Cable is one of the most common home Internet connections in the United States. Unlike dial-up and DSL (Digital Subscriber Line) service, cable ISPs (Internet service providers) don't transfer data over phone lines; instead, they use the same coaxial cable that delivers TV signals to your television. The data and TV signals travel along separate channels in the cable, which means that you can view TV shows and access the Internet (assuming you subscribe to both services) without running separate cables to your home.

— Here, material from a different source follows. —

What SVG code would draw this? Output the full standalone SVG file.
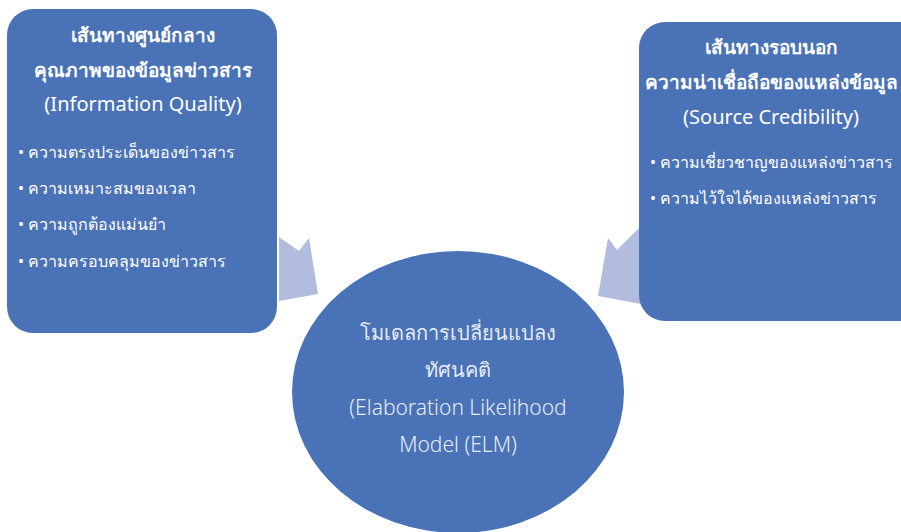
<svg xmlns="http://www.w3.org/2000/svg" width="901" height="532" viewBox="0 0 901 532">
<style>
.box{fill:#4a72b6}
.arrow{fill:#b2bcdf}
.t{font-family:"Noto Sans","Liberation Sans",sans-serif;fill:#ffffff;text-anchor:middle}
.h{font-size:19px;font-weight:bold}
.e{font-size:20px}
.b{font-family:"Noto Sans","Liberation Sans",sans-serif;fill:#ffffff;font-size:16px}
.c{font-family:"Noto Sans","Liberation Sans",sans-serif;fill:#e6ebf5;font-size:20px;text-anchor:middle;font-weight:300}
.ce{font-size:21px}
</style>
<rect width="901" height="532" fill="#ffffff"/>
<g id="connectors">
<polygon class="arrow" points="279,237 299,251 309,238 318,294 279,301"/>
<polygon class="arrow" points="608,238 617,250 641,226 641,304 598,296"/>
</g>
<g id="central-route">
<rect class="box" x="7" y="9" width="270" height="324" rx="26" ry="26"/>
<text class="t h" x="143" y="42">เส้นทางศูนย์กลาง</text>
<text class="t h" x="143" y="77">คุณภาพของข้อมูลข่าวสาร</text>
<text class="t e" x="143" y="111">(Information Quality)</text>
<text class="b" x="18" y="158">• ความตรงประเด็นของข่าวสาร</text>
<text class="b" x="18" y="194">• ความเหมาะสมของเวลา</text>
<text class="b" x="18" y="230">• ความถูกต้องแม่นยำ</text>
<text class="b" x="18" y="267">• ความครอบคลุมของข่าวสาร</text>
</g>
<g id="peripheral-route">
<rect class="box" x="639" y="22" width="290" height="299" rx="26" ry="26"/>
<text class="t h" x="771" y="54">เส้นทางรอบนอก</text>
<text class="t h" x="771" y="89">ความน่าเชื่อถือของแหล่งข้อมูล</text>
<text class="t e" x="771" y="124">(Source Credibility)</text>
<text class="b" x="650" y="168">• ความเชี่ยวชาญของแหล่งข่าวสาร</text>
<text class="b" x="650" y="204">• ความไว้ใจได้ของแหล่งข่าวสาร</text>
</g>
<g id="elm">
<ellipse class="box" cx="458" cy="392" rx="166" ry="141"/>
<text class="c" x="458" y="340">โมเดลการเปลี่ยนแปลง</text>
<text class="c" x="458" y="377">ทัศนคติ</text>
<text class="c ce" x="458" y="415">(Elaboration Likelihood</text>
<text class="c ce" x="458" y="452">Model (ELM)</text>
</g>
</svg>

Users who regularly access the Internet will appreciate cable Internet service for two reasons: It’s fast, and it’s always available. The aging dial-up Internet service is only available when you dial into your Internet service provider’s server via your dial-up modem. And whereas the dial-up Internet service transfers data at a mere 56Kbps (kilobits per second), a cable modem can transfer data at up to (theoretically) 30Mbps (megabits per second). That said, your cable Internet service will never offer the maximum speeds. Cable speed will slow somewhat as more people in your neighborhood access the Internet over cable. Also, some Internet service providers cap your access at a certain speed and charge more for faster service. Maximum cable Internet speeds of about 5Mbps or even lower are common but are still much faster than dial-up. DSL is generally a little slower than cable but in some cases lets users upload data to the Internet at a faster pace.

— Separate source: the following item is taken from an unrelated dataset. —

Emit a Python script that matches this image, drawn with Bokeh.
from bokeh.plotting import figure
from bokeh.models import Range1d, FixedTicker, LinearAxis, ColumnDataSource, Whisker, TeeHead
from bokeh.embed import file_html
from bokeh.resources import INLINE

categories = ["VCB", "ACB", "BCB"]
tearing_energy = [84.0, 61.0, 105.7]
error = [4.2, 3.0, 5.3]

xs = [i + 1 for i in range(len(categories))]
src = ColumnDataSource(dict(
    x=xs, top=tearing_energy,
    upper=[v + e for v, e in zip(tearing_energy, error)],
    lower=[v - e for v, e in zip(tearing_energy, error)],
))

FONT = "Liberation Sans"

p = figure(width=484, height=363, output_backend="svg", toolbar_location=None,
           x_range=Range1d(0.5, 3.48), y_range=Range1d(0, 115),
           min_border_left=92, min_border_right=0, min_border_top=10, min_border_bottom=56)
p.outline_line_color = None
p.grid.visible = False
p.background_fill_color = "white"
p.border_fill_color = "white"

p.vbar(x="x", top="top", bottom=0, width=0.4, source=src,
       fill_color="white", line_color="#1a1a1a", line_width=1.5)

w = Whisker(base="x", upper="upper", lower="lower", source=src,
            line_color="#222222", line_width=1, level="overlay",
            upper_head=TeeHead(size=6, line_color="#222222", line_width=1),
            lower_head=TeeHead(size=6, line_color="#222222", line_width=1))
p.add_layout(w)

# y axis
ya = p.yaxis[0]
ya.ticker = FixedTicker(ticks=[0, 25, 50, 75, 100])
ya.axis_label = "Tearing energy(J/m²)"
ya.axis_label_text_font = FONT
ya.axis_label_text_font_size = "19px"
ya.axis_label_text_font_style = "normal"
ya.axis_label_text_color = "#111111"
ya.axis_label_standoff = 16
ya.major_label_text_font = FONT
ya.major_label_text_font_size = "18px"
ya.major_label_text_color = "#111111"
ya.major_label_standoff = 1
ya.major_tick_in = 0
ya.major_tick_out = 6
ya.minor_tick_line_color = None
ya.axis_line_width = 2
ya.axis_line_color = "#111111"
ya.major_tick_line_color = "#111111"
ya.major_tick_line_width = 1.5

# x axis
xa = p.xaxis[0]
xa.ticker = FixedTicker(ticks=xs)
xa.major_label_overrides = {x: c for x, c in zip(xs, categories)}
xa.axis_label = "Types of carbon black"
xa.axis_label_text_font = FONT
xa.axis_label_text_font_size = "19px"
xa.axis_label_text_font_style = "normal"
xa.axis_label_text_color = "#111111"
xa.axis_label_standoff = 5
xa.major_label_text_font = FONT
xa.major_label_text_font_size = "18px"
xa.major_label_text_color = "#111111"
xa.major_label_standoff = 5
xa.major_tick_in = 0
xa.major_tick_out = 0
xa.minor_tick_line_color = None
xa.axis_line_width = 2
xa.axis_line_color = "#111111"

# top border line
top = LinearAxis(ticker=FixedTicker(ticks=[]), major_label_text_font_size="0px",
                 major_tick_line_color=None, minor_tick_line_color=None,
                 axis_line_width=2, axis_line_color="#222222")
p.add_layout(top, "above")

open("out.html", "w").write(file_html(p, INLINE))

Many cable Internet providers offer Internet access without tying it to a cable television subscription. This is achieved by charging higher rates than if one bundles it with a cable television subscription. The extra cost is to cover the cable line access, much like phone companies charge a small line access fee for having DSL Internet service without a phone subscription (naked DSL). The cable line tap outside the residence is adjusted to prevent analog cable television channels from being transmitted through. The customer does not receive any cable television channels, including the basic channels. Internet Service Providers who resell high-speed Internet access from or through cable companies, such as Earthlink and AOL, are generally not subject to these higher rates. They can as well provide you Internet service without a cable television subscription. However, it is likely that the bill will be sent by the cable company on behalf of the Internet Service Provider.